Nevertheless, the way he also anticipated particular technological and societal developments remains striking. “He had a lot of scientific images of the way the future would work,” says Anthony Peake, author of the biography A Life of Philip K Dick: The Man Who Remembered the Future (2013). “For instance, he had a concept that you would be able to communicate advertising to people directly, that you’d be able to know them so well that you could target the marketing precisely to their anticipations. And this is exactly what is happening online.”

Alamy Blade Runner, based on Dick's novel Do Androids Dream of Electric Sheep?, redefined sci-fi on screen (Credit: Alamy)Alamy
Blade Runner, based on Dick’s novel Do Androids Dream of Electric Sheep?, redefined sci-fi on screen (Credit: Alamy)
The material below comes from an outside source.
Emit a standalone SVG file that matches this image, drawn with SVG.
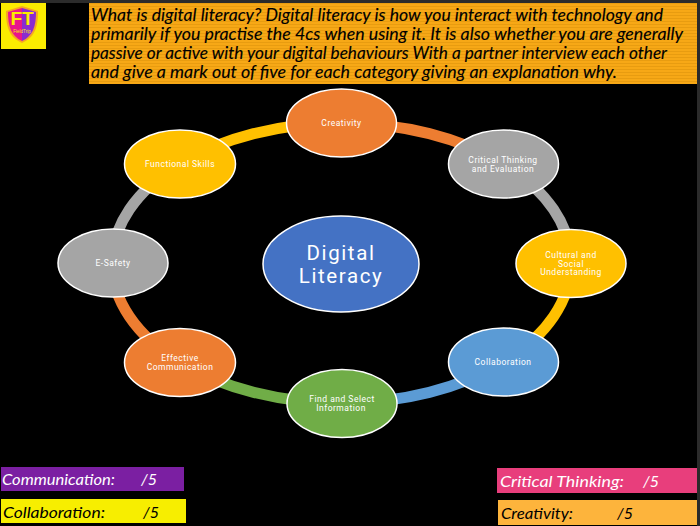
<svg xmlns="http://www.w3.org/2000/svg" width="700" height="526" viewBox="0 0 700 526">
<style>
.n{stroke:#fff;stroke-width:1.5}
.l{font-family:"Roboto","Liberation Sans",sans-serif;font-size:8.500px;font-weight:400;fill:#fff;text-anchor:middle;letter-spacing:.5px}
.c{font-family:"Roboto","Liberation Sans",sans-serif;font-size:20.500px;fill:#fff;text-anchor:middle;letter-spacing:1.600px}
.h{font-family:"Lato","Noto Sans",sans-serif;font-size:16.500px;fill:#000;font-style:italic;stroke:#000;stroke-width:.12}
.s{font-family:"Lato","Noto Sans",sans-serif;font-size:16px;font-style:italic}
.a{fill:none;stroke-width:11}
</style>
<defs>
<pattern id="st" width="4" height="3" patternUnits="userSpaceOnUse"><rect width="4" height="3" fill="#f7a816"/><rect width="4" height="1" fill="#e89c10"/></pattern>
</defs>
<rect width="700" height="526" fill="#000"/>
<rect width="700" height="3" fill="#2b2b2b"/>
<rect x="697" width="3" height="526" fill="#2b2b2b"/>
<g id="logo">
<rect x="1" y="3" width="45" height="46" fill="#fbec00"/>
<path d="M22 6 L38 11 C38 27 35 37 22 43 C9 37 6 27 6 11 Z" fill="#f6a623"/>
<path d="M22 8 L22 41 C11 36 8 26 8 12 Z" fill="#e8148c"/>
<path d="M22 8 L36 12 C36 26 33 36 22 41 Z" fill="#8a2bd0"/>
<text x="22" y="25" font-family="Liberation Sans,sans-serif" font-size="19" font-weight="700" fill="#fbec00" text-anchor="middle">FT<tspan x="22" y="32.500" font-size="4.500" font-weight="400">FieldTrip</tspan></text>
</g>
<g id="intro">
<rect x="89" y="3" width="608" height="81" fill="url(#st)"/>
<text class="h" x="91" y="21" textLength="572" lengthAdjust="spacingAndGlyphs">What is digital literacy? Digital literacy is how you interact with technology and</text>
<text class="h" x="91" y="40" textLength="592" lengthAdjust="spacingAndGlyphs">primarily if you practise the 4cs when using it. It is also whether you are generally</text>
<text class="h" x="91" y="59" textLength="576" lengthAdjust="spacingAndGlyphs">passive or active with your digital behaviours With a partner interview each other</text>
<text class="h" x="91" y="78" textLength="526" lengthAdjust="spacingAndGlyphs">and give a mark out of five for each category giving an explanation why.</text>
</g>
<g id="connectors">
<path class="a" stroke="#ed7d31" d="M341.500 123 A229.500 140 0 0 1 503.800 164"/>
<path class="a" stroke="#a5a5a5" d="M503.800 164 A229.500 140 0 0 1 571 263"/>
<path class="a" stroke="#ffc000" d="M571 263 A229.500 140 0 0 1 503.800 362"/>
<path class="a" stroke="#5b9bd5" d="M503.800 362 A229.500 140 0 0 1 341.500 403"/>
<path class="a" stroke="#70ad47" d="M341.500 403 A229.500 140 0 0 1 179.200 362"/>
<path class="a" stroke="#ed7d31" d="M179.200 362 A229.500 140 0 0 1 112 263"/>
<path class="a" stroke="#a5a5a5" d="M112 263 A229.500 140 0 0 1 179.200 164"/>
<path class="a" stroke="#ffc000" d="M179.200 164 A229.500 140 0 0 1 341.500 123"/>
</g>
<g id="center"><ellipse class="n" cx="341" cy="264" rx="78" ry="48" fill="#4472c4"/>
<text class="c" x="341" y="260">Digital<tspan x="341" y="283">Literacy</tspan></text></g>
<g id="creativity"><ellipse class="n" cx="341.500" cy="123" rx="55" ry="34" fill="#ed7d31"/><text class="l" x="341.500" y="126">Creativity</text></g>
<g id="critical"><ellipse class="n" cx="503.500" cy="164" rx="55" ry="34" fill="#a5a5a5"/><text class="l" x="503" y="163">Critical Thinking<tspan x="503" y="171.500">and Evaluation</tspan></text></g>
<g id="cultural"><ellipse class="n" cx="571" cy="263.500" rx="55" ry="34" fill="#ffc000"/><text class="l" x="571" y="258">Cultural and<tspan x="571" y="266.500">Social</tspan><tspan x="571" y="275">Understanding</tspan></text></g>
<g id="collaboration"><ellipse class="n" cx="503.500" cy="362" rx="55" ry="34" fill="#5b9bd5"/><text class="l" x="503" y="365">Collaboration</text></g>
<g id="find"><ellipse class="n" cx="342" cy="403.500" rx="55" ry="34" fill="#70ad47"/><text class="l" x="342" y="402">Find and Select<tspan x="341" y="410.500">Information</tspan></text></g>
<g id="effective"><ellipse class="n" cx="180" cy="362.500" rx="55.500" ry="34" fill="#ed7d31"/><text class="l" x="180" y="361">Effective<tspan x="180" y="369.500">Communication</tspan></text></g>
<g id="esafety"><ellipse class="n" cx="113" cy="263" rx="55" ry="34" fill="#a5a5a5"/><text class="l" x="113" y="266">E-Safety</text></g>
<g id="functional"><ellipse class="n" cx="180" cy="164" rx="55.500" ry="34" fill="#ffc000"/><text class="l" x="180" y="167">Functional Skills</text></g>
<g id="score-communication"><rect x="1" y="467" width="183" height="24" fill="#7b1fa2"/><text class="s" fill="#fff" x="2" y="485" textLength="113" lengthAdjust="spacingAndGlyphs">Communication:</text><text class="s" fill="#fff" x="141" y="485">/5</text></g>
<g id="score-collaboration"><rect x="1" y="499" width="185" height="24" fill="#f7ee00"/><text class="s" fill="#000" x="3" y="518" textLength="102" lengthAdjust="spacingAndGlyphs">Collaboration:</text><text class="s" fill="#000" x="143" y="518">/5</text></g>
<g id="score-critical"><rect x="497" y="468" width="200" height="25" fill="#e83e7c"/><text class="s" fill="#fff" x="500" y="487" textLength="124" lengthAdjust="spacingAndGlyphs">Critical Thinking:</text><text class="s" fill="#fff" x="643" y="487">/5</text></g>
<g id="score-creativity"><rect x="498" y="500" width="199" height="25" fill="#fdb43c"/><text class="s" fill="#000" x="501" y="519" textLength="72" lengthAdjust="spacingAndGlyphs">Creativity:</text><text class="s" fill="#000" x="617" y="519">/5</text></g>
</svg>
Peake could be referring to any number of Dick’s stories, the most famous in this regard being the 1956 story The Minority Report, adapted for the cinema in 2002 by Steven Spielberg. Screen adaptations have often latched on to the invasive nature of advertising in his work, yet the writer explored the theme in far more detail than as merely a background aesthetic (which is how it manifests on screen).

In the 1954 short story Sales Pitch, for example, the idea of aggressive yet unnervingly personalised advertising finds fruition in a demented machine that constantly markets itself at the story’s protagonist. In the 1964 novel The Simulacra, on the other hand, advertising is embodied by a mechanical fly-like creature. As he writes in the novel, the “commercial, fly-sized, began to buzz out its message as soon as it managed to force entry. ‘Say! Haven’t you sometimes said to yourself, I’ll bet other people in restaurants can see me!'”. It’s a physical equivalent of spam or tailored adverts popping up on social media.